Henry Kissinger memorably observed that the reason academic fights were so vicious was that the prizes were so small. So it has been in the Labour Party for most of the last 13 years, when the chances of overturning the Conservative administrations of the day were so unlikely that Labour MPs could focus on their real enemies — each other.
But slowly and decisively, silence has fallen on the Labour Party ahead of a purported reshuffle. Within its ranks, there seems to be a dogged determination to win. Unity of will doesn’t guarantee anything in a general election, but its opposite, disunity, is political death — as backbench Tory MPs are likely to see in the coming by-elections.
Of course, political energy has to go somewhere, and with Labour looking increasingly likely to be at least the largest party in the Commons after the next election, all the spinning is going into self-promotion to secure, or retain, a post in Keir Starmer’s Shadow Cabinet. With a Labour opinion-poll lead over the Tories that in recent weeks has been between 16 and 25 points, it would be a “Golden Ticket”.
Hence the flurry of earnest speculation about which senior Labour figures could be sacked or sidelined in the coming weeks. When political editors are asked, “So, what is Keir Starmer going to do?”, the only honest answer is: “Nobody knows.” For, in contrast to most other modern Labour leaders, Starmer does not provide a running commentary to the Westminster Lobby; nor does he have a newspaper columnist who serves as “court reporter”. Starmer stays silent, acts and then moves on.

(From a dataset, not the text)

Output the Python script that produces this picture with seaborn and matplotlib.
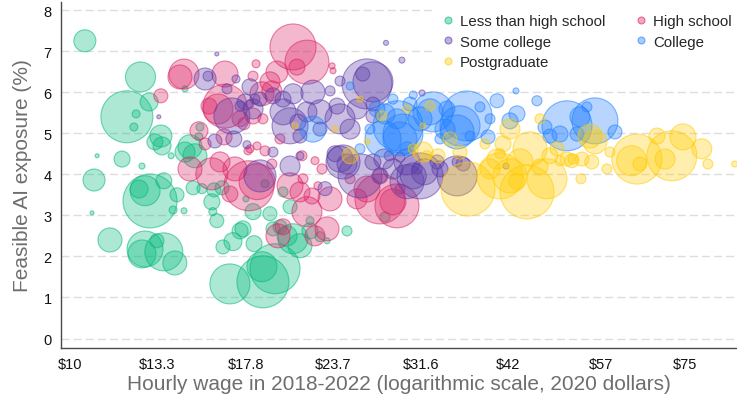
import numpy as np
import pandas as pd
import matplotlib
matplotlib.use("Agg")
import matplotlib.pyplot as plt
import seaborn as sns
from matplotlib.lines import Line2D
from matplotlib.colors import to_rgba
from matplotlib.ticker import FixedLocator, NullLocator

# ---------------- data ----------------
groups = ["Less than high school", "High school", "Some college", "College", "Postgraduate"]
colors = ["#00B87A", "#DC2366", "#5B3AA6", "#1F7FFF", "#FFCC00"]

x_ticks = [10, 13.3, 17.8, 23.7, 31.6, 42, 57, 75]
x_tick_labels = ["$10", "$13.3", "$17.8", "$23.7", "$31.6", "$42", "$57", "$75"]
y_ticks = [0, 1, 2, 3, 4, 5, 6, 7, 8]

# Less than high school: hourly wage, feasible AI exposure (%), workers (thousands)
lths_wage = [10.5, 12.6, 12.05, 12.96, 12.42, 12.33, 13.47, 13.21, 13.52, 14.82, 15.06, 15.26, 10.93, 11.86,
             12.66, 13.93, 10.82, 13.0, 12.54, 12.79, 13.6, 14.2, 14.02, 14.53, 10.75, 11.4, 12.79, 12.66, 13.3,
             13.6, 14.1, 16.89, 18.82, 18.76, 19.58, 15.97, 16.18, 16.51, 17.06, 17.46, 18.28, 15.92, 16.03, 16.46,
             14.97, 15.41, 14.58, 20.37, 21.25, 19.9, 19.45, 21.96, 22.69, 23.22, 24.79, 20.57, 20.1, 19.26, 18.22,
             18.95, 17.8, 20.77, 17.63, 21.96, 28.08, 14.58, 15.31]
lths_exp = [7.25, 6.37, 5.40, 5.76, 5.47, 5.15, 4.93, 4.79, 4.69, 4.67, 4.45, 4.91, 4.45, 4.37, 4.20, 4.45, 3.86,
            3.35, 3.64, 3.60, 3.84, 3.50, 3.13, 3.11, 3.06, 2.40, 2.18, 2.06, 2.38, 2.11, 1.84, 1.33, 1.38, 1.75,
            1.70, 3.09, 2.87, 2.23, 2.36, 2.62, 2.31, 3.33, 3.62, 3.67, 3.67, 3.65, 4.54, 2.50, 2.26, 2.72, 2.67,
            2.62, 2.48, 2.38, 2.62, 3.21, 3.57, 3.04, 3.09, 3.77, 3.40, 2.43, 2.67, 2.87, 2.96, 6.08, 5.15]
lths_workers = [484, 900, 2704, 324, 64, 64, 484, 256, 324, 576, 576, 64, 16, 256, 36, 36, 484, 2916, 324, 900,
                256, 196, 64, 36, 16, 576, 1296, 784, 196, 1444, 576, 1600, 2704, 900, 2500, 64, 196, 196, 324,
                256, 256, 256, 196, 196, 196, 100, 400, 400, 576, 196, 196, 256, 100, 36, 100, 196, 100, 196, 256,
                64, 36, 900, 256, 64, 100, 36, 64]

hs_wage = [20.77, 21.74, 19.71, 21.04, 19.26, 18.22, 23.61, 23.68, 14.53, 14.34, 16.62, 13.47, 16.62, 16.24, 18.4,
           15.77, 15.26, 16.57, 18.04, 17.46, 18.22, 18.82, 19.38, 18.76, 19.9, 18.46, 17.92, 14.82, 15.92, 16.35,
           17.17, 17.98, 18.46, 20.57, 21.25, 22.54, 23.45, 21.74, 23.22, 22.32, 20.1, 19.77, 22.1, 21.46, 21.39,
           22.32, 22.84, 18.04, 18.95, 27.62, 29.2, 26.47, 25.62, 25.04, 27.62, 29.49, 28.82, 19.38, 16.89, 15.57,
           17.69]
hs_exp = [7.10, 6.73, 6.49, 6.61, 6.25, 6.39, 6.64, 6.52, 6.44, 6.37, 6.44, 5.91, 5.66, 5.59, 6.69, 5.66, 5.06,
          4.91, 5.71, 5.35, 5.42, 5.35, 6.03, 5.96, 4.86, 4.69, 4.57, 4.13, 4.01, 4.30, 4.13, 3.72, 3.82, 3.72,
          3.57, 3.72, 3.40, 3.09, 2.67, 2.50, 2.72, 2.50, 3.47, 3.89, 4.45, 4.33, 4.13, 4.62, 4.57, 3.40, 3.23,
          3.64, 3.40, 3.89, 3.96, 3.64, 3.33, 4.25, 3.52, 4.74, 5.23]
hs_workers = [2116, 1936, 484, 256, 400, 100, 36, 36, 900, 576, 676, 196, 1936, 900, 64, 256, 324, 256, 64, 256,
              256, 100, 400, 576, 100, 64, 64, 576, 1024, 400, 576, 2500, 1296, 676, 400, 64, 576, 900, 576, 400,
              256, 576, 256, 100, 100, 64, 100, 64, 100, 2500, 1936, 676, 400, 100, 196, 100, 676, 100, 256, 144,
              144]

sc_wage = [15.57, 15.72, 16.18, 13.38, 17.0, 17.46, 16.73, 17.23, 17.75, 18.34, 16.08, 17.11, 17.86, 18.64, 26.47,
           26.99, 26.1, 24.23, 23.45, 22.17, 20.77, 20.1, 19.45, 18.64, 18.04, 18.22, 20.1, 20.57, 21.74, 22.69,
           24.23, 25.04, 23.99, 25.62, 26.99, 26.99, 21.25, 21.11, 22.69, 24.23, 23.84, 24.79, 26.99, 27.98, 28.47,
           30.8, 31.95, 20.57, 19.45, 21.25, 25.87, 24.47, 27.62, 30.18, 31.49, 35.56, 30.18, 28.82, 29.49, 33.3,
           35.56, 36.27, 31.19, 41.75, 28.17, 29.68, 31.7, 33.62, 23.07]
sc_exp = [6.32, 6.39, 6.93, 5.40, 5.42, 5.66, 6.08, 6.32, 5.76, 5.83, 4.81, 4.86, 4.72, 3.96, 6.20, 6.25, 6.44,
          6.27, 6.03, 6.00, 5.96, 5.83, 5.91, 5.83, 6.13, 5.59, 5.52, 5.18, 5.52, 5.52, 5.35, 5.10, 5.66, 5.59,
          5.71, 5.42, 4.93, 5.27, 5.10, 4.37, 4.50, 4.25, 4.30, 4.37, 4.45, 3.96, 4.06, 4.20, 4.54, 4.45, 3.96,
          4.30, 3.96, 3.82, 3.96, 3.96, 4.30, 4.13, 4.42, 4.30, 4.30, 4.25, 4.13, 4.20, 7.20, 6.78, 5.98, 4.13,
          3.65]
sc_workers = [484, 100, 16, 16, 1296, 100, 100, 64, 256, 100, 196, 256, 64, 1024, 2500, 1600, 196, 100, 100, 576,
              400, 256, 256, 196, 256, 400, 676, 1296, 400, 576, 900, 400, 256, 400, 196, 196, 196, 256, 196, 676,
              256, 400, 256, 400, 100, 676, 676, 400, 100, 64, 1936, 1156, 256, 1156, 2116, 1600, 676, 400, 100,
              196, 100, 196, 100, 36, 25, 36, 36, 256, 196]

col_wage = [29.3, 32.87, 36.74, 35.9, 34.4, 40.53, 43.13, 43.27, 46.2, 39.61, 39.35, 50.98, 55.87, 54.42, 59.66,
            52.67, 47.43, 27.35, 28.08, 28.82, 29.2, 31.49, 32.54, 29.49, 27.9, 30.18, 29.78, 35.56, 33.62, 37.1,
            49.82, 48.21, 22.17, 25.04, 25.87, 38.33, 30.48, 30.8, 34.18, 26.73, 53.19, 42.29]
col_exp = [5.18, 5.52, 5.42, 5.18, 5.59, 5.79, 6.03, 5.47, 5.79, 5.35, 4.91, 5.18, 5.30, 5.64, 5.03, 4.98, 5.15,
           5.59, 5.47, 5.83, 5.35, 5.35, 5.52, 4.86, 4.86, 4.62, 4.98, 5.03, 4.86, 4.93, 4.98, 4.93, 5.10, 6.15,
           4.62, 5.64, 5.71, 5.93, 5.10, 5.10, 5.40, 5.30]
col_workers = [2500, 1600, 2500, 1600, 256, 196, 36, 256, 100, 100, 196, 2500, 2116, 100, 196, 196, 196, 256, 400,
               100, 400, 576, 676, 1156, 1296, 196, 1600, 1156, 100, 100, 256, 196, 676, 64, 100, 100, 196, 64,
               400, 100, 400, 256]

pg_wage = [64.1, 63.0, 71.9, 70.3, 74.56, 79.3, 80.9, 88.3, 54.96, 55.87, 58.69, 58.1, 55.3, 53.54, 50.98, 51.99,
           53.37, 42.29, 47.74, 42.29, 45.16, 40.53, 39.61, 43.7, 48.21, 49.34, 51.82, 49.82, 34.74, 35.9, 33.4,
           32.2, 31.8, 36.86, 40.93, 44.72, 43.27, 46.66, 41.34, 68.47, 64.75, 30.18, 30.8, 31.8, 26.47, 25.04,
           20.9, 27.8, 23.84, 46.66, 40.93, 38.97, 25.87, 32.54]
pg_exp = [4.37, 4.33, 4.45, 4.37, 4.91, 4.62, 4.25, 4.25, 4.93, 4.79, 4.54, 4.13, 4.30, 4.37, 4.37, 4.37, 3.89,
          3.96, 3.89, 5.10, 4.62, 4.37, 4.13, 4.30, 4.45, 4.62, 4.33, 4.33, 4.86, 4.54, 4.45, 4.45, 5.18, 3.64,
          3.96, 3.57, 3.82, 4.18, 4.74, 4.93, 4.25, 5.59, 4.62, 4.54, 4.79, 4.45, 5.18, 5.42, 5.10, 5.35, 4.50,
          4.74, 5.83, 5.66]
pg_workers = [2500, 900, 2500, 400, 676, 400, 100, 36, 576, 576, 100, 100, 196, 196, 196, 100, 100, 1156, 1600,
              400, 1156, 400, 400, 676, 256, 196, 196, 100, 196, 196, 196, 100, 36, 2916, 2116, 2916, 256, 256,
              256, 256, 196, 64, 100, 400, 36, 256, 36, 100, 36, 100, 100, 100, 36, 100]

# ---------------- build table ----------------
frames = []
for g, w, e, n in [(groups[0], lths_wage, lths_exp, lths_workers),
                   (groups[1], hs_wage, hs_exp, hs_workers),
                   (groups[2], sc_wage, sc_exp, sc_workers),
                   (groups[3], col_wage, col_exp, col_workers),
                   (groups[4], pg_wage, pg_exp, pg_workers)]:
    frames.append(pd.DataFrame({"wage": w, "exposure": e, "workers": n, "education": g}))
df = pd.concat(frames, ignore_index=True)

# ---------------- plot ----------------
sns.set_style("white")
plt.rcParams["font.family"] = ["Liberation Sans", "DejaVu Sans"]

fig = plt.figure(figsize=(7.37, 4.02), dpi=100)
ax = fig.add_axes([61 / 737, 53 / 402, 676 / 737, 346 / 402])

wmax = 3000
sns.scatterplot(data=df, x="wage", y="exposure", hue="education", hue_order=groups,
                palette=dict(zip(groups, colors)), size="workers", sizes=(0, wmax * 0.518),
                size_norm=(0, wmax), alpha=0.3, linewidth=0.8, legend=False, ax=ax, zorder=3)

for coll in ax.collections:
    fc = np.array(coll.get_facecolors())
    if len(fc) == 0:
        continue
    coll.set_alpha(None)
    ec = fc.copy()
    fc[:, 3] = 0.32
    ec[:, 3] = 0.55
    coll.set_facecolors(fc)
    coll.set_edgecolors(ec)

ax.set_xscale("log")
ax.set_xlim(9.71, 89.0)
ax.set_ylim(-0.231, 8.195)
ax.xaxis.set_major_locator(FixedLocator(x_ticks))
ax.xaxis.set_minor_locator(NullLocator())
ax.set_xticklabels(x_tick_labels)
ax.set_yticks(y_ticks)

ax.yaxis.grid(True, linestyle=(0, (5.8, 2.9)), color="#dddddd", linewidth=1, zorder=0)
ax.xaxis.grid(False)
ax.set_axisbelow(True)

for s in ["top", "right"]:
    ax.spines[s].set_visible(False)
for s in ["left", "bottom"]:
    ax.spines[s].set_color("#4a4a4a")
    ax.spines[s].set_linewidth(1.0)

ax.tick_params(axis="both", direction="out", length=3.6, width=1, color="#4a4a4a",
               labelsize=10.5, labelcolor="#111111", pad=3)

ax.set_xlabel("Hourly wage in 2018-2022 (logarithmic scale, 2020 dollars)", fontsize=15,
              color="#6e6e6e", labelpad=2)
ax.set_ylabel("Feasible AI exposure (%)", fontsize=15, color="#6e6e6e", labelpad=8)

handles = [Line2D([], [], marker="o", linestyle="", markersize=5,
                  markerfacecolor=to_rgba(c, 0.4), markeredgecolor=to_rgba(c, 0.6), markeredgewidth=0.8)
           for c in colors]
order = [0, 2, 4, 1, 3]
leg = ax.legend([handles[i] for i in order], [groups[i] for i in order], ncol=2, loc="upper left",
                bbox_to_anchor=(0.551, 0.988), frameon=True, facecolor="white", edgecolor="none",
                framealpha=1, fontsize=10.8, handlelength=0.8, handletextpad=0.4, columnspacing=2.0,
                labelspacing=0.42, borderpad=0.55, borderaxespad=0)
leg.set_zorder(5)

fig.savefig("out.png", dpi=100)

Will there be a reshuffle? We don’t know. Should there be one? Absolutely. This is the last sensible moment before the election — it’s now or never.
There are clear rules Starmer should follow. First, a reshuffle must have a clear political purpose — or don’t do it. This is not a technical matter; it’s a demonstration of leadership. Previous reshuffles have reflected Starmer’s relative strength as leader, needing to balance factions in both the Parliamentary Labour Party and the movement as a whole. It is, after all, less than two years since the UK’s Covid “Freedom Day”, when it seemed as though Boris Johnson would carry politics before him for the rest of the decade. Yet Starmer is now on his third prime minister. There have been so many Tory reshuffles and departmental reorganisations since the 2019 general election that Labour’s Shadow Cabinet no longer “shadows” the government.